Y se venga despilfarrando como una loca. John vocifera cuando recibe las facturas. «¡La nueva frontera va a ser saboteada por una banda de malditos modistos franceses!». Jackie le mira de arriba abajo, glacial, y vuelve a la carga con más ahínco. Por encima de todo quiere evitar que crean que es tonta. O víctima. En una ocasión enseña la Casa Blanca a un huésped ocasional, y al abrir la puerta de un despacho en que hay dos mujeres declara: «Esas dos de ahí son amantes de mi marido».
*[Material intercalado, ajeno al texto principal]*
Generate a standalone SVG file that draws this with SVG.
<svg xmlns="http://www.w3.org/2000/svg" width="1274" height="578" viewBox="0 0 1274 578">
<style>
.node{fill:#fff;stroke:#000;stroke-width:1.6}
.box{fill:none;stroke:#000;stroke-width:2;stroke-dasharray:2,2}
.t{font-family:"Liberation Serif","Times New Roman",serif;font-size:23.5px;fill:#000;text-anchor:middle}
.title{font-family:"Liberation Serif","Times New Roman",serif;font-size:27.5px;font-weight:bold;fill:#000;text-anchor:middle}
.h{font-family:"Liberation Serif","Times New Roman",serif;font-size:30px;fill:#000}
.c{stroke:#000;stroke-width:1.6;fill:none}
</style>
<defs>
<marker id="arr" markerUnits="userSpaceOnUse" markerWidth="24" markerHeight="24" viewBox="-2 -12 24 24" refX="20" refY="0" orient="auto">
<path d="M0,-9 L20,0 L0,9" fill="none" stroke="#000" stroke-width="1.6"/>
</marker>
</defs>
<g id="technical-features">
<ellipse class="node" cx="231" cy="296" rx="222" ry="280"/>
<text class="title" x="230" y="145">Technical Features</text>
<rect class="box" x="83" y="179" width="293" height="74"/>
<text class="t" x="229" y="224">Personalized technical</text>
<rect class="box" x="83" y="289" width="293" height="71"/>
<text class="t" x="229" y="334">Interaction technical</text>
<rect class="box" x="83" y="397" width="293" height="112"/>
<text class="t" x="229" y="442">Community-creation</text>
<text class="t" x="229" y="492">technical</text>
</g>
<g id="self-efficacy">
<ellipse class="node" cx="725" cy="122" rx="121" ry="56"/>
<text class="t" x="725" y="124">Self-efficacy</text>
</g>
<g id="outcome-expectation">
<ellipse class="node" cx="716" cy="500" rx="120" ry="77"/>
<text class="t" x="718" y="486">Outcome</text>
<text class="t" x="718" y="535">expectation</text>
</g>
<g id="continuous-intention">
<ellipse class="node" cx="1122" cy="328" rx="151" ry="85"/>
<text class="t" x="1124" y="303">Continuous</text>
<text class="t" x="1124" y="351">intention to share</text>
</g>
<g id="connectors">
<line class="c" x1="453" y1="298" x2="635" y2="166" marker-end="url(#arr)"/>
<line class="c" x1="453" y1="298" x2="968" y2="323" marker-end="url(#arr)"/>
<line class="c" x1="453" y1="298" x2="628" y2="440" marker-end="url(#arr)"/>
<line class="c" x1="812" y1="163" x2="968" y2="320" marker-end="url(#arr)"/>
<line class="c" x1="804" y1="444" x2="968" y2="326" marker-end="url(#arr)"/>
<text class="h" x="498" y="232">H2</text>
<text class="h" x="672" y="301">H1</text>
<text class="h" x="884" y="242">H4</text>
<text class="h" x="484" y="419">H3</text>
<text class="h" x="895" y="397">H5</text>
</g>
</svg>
También se venga con escenas violentas cuando están solos. Un domingo de Pascua, en Miami, John se retrasa para asistir a misa y los periodistas esperan abajo para fotografiar a esa pareja tan guapa y tan piadosa. De pronto, se oye a la primera dama de Estados Unidos gritarle a su marido: «¡Sal de una vez, cabrito, lo has querido tú y es a ti a quien reclama el público! ¡Ponte una corbata, abróchate la chaqueta y vámonos!».
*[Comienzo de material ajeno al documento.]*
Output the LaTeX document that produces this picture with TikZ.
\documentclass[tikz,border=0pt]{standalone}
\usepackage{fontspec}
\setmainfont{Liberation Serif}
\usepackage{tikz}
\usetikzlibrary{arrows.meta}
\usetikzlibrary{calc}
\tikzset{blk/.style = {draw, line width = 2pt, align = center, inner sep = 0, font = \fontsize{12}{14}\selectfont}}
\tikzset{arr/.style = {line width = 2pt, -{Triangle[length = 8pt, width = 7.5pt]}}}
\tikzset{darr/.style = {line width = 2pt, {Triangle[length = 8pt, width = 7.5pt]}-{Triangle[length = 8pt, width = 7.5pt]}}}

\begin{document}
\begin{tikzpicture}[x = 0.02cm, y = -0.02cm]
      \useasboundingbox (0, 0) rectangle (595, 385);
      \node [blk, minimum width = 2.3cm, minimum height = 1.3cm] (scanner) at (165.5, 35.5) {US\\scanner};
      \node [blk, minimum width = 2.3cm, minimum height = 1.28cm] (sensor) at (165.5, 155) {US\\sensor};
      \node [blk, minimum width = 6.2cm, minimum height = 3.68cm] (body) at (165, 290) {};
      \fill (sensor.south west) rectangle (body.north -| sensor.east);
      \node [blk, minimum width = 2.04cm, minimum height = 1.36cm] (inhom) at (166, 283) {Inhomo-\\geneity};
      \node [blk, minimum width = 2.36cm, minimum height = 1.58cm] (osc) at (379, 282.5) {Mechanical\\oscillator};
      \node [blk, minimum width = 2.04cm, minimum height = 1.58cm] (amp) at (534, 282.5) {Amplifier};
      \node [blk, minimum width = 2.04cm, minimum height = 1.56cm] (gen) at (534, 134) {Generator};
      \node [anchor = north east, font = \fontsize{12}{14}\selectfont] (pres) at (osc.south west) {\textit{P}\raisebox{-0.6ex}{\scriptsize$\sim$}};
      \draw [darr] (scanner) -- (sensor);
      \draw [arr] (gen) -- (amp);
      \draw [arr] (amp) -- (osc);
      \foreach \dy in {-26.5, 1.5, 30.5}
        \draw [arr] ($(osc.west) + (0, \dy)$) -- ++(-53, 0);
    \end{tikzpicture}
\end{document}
A veces, también para ir a misa, ella se pone un minivestido sin mangas y sin medias, unas sandalias, y les hace una mueca a los periodistas.
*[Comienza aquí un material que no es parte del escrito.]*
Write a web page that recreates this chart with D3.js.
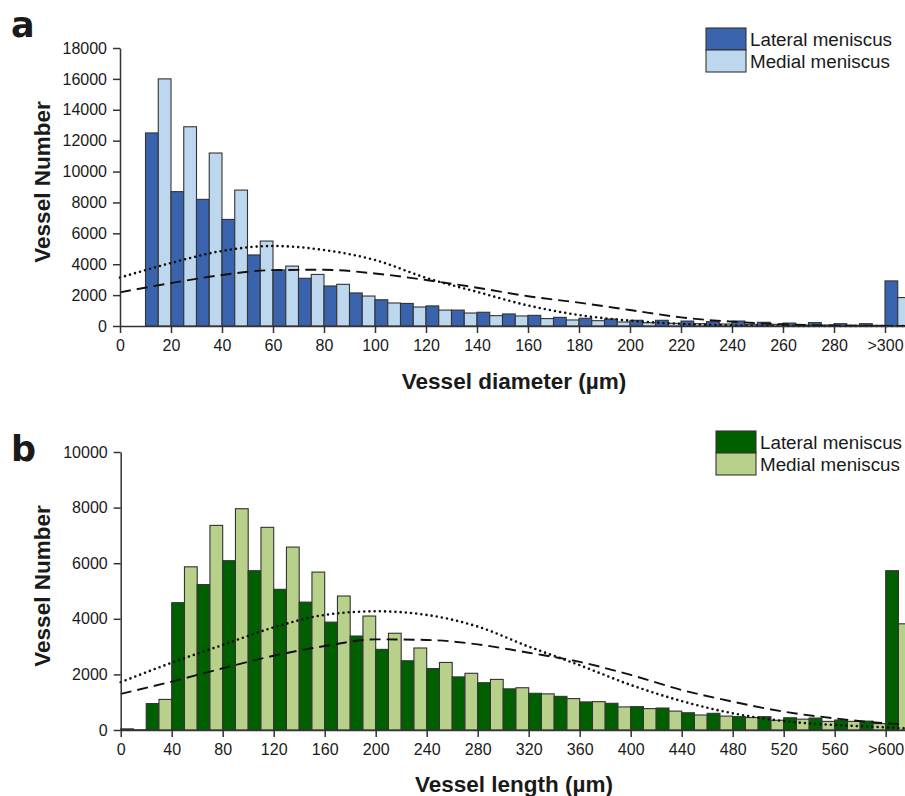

A la larga, naturalmente, Jackie acaba por acostumbrarse y le señala a su marido la presencia en la playa de bombazos sexuales con senos enormes (todo lo que a él le gusta) o le coloca, solo para molestarle, entre dos de sus conquistas durante una cena en la Casa Blanca. A lo largo del convite ella se dedica a observar con avidez y deleite la incomodidad de John y el gesto contrariado de sus rivales.
Como revancha, ella mantiene una conducta sentimental ejemplar. No se le conoce ninguna aventura. Y si bien encandila a todos los hombres que se le acercan, nadie puede alardear de ser su amigo íntimo. En ocasiones provoca a Kennedy y baila abrazada a un hombre con lascivia. Él frunce el ceño. Refunfuña. La respeta durante unas cuantas noches y luego vuelve a marcharse tras las primeras faldas que pasan. John se lo permite todo, pero no tolera que ella se le escape. En agosto de 1962, Jackie se va con Caroline a reunirse con su hermana Lee en un crucero por Italia, y se la ve a menudo junto a Gianni Agnelli. Las fotos ocupan las portadas de los periódicos. John le envía inmediatamente un telegrama diciendo: «Un poco más de Caroline y un poco menos de Agnelli».
Le atribuyen aventuras, porque es coqueta y le gustan los hombres, pero nunca podrán demostrar nada. Aunque no tenían reparos en acorralarla. Una vez más, el misterio Jackie seguirá siendo más potente que todos los chismorreos insinuados durante las cenas de la ciudad.
¡Si ha soportado sin decir nada las espantadas de John, no es para que la pillen en flagrante delito de adulterio a ella! Jackie prefería sin duda seguir siendo prisionera de esa imagen tan bella que ella misma había construido. Hay que decir que ese era su único consuelo. Lo único que le quedaba de lo que estuviera orgullosa, aparte de sus hijos. Ella calló la boca a los maledicentes y a los mezquinos. Se situó, nuevamente, por encima de los demás.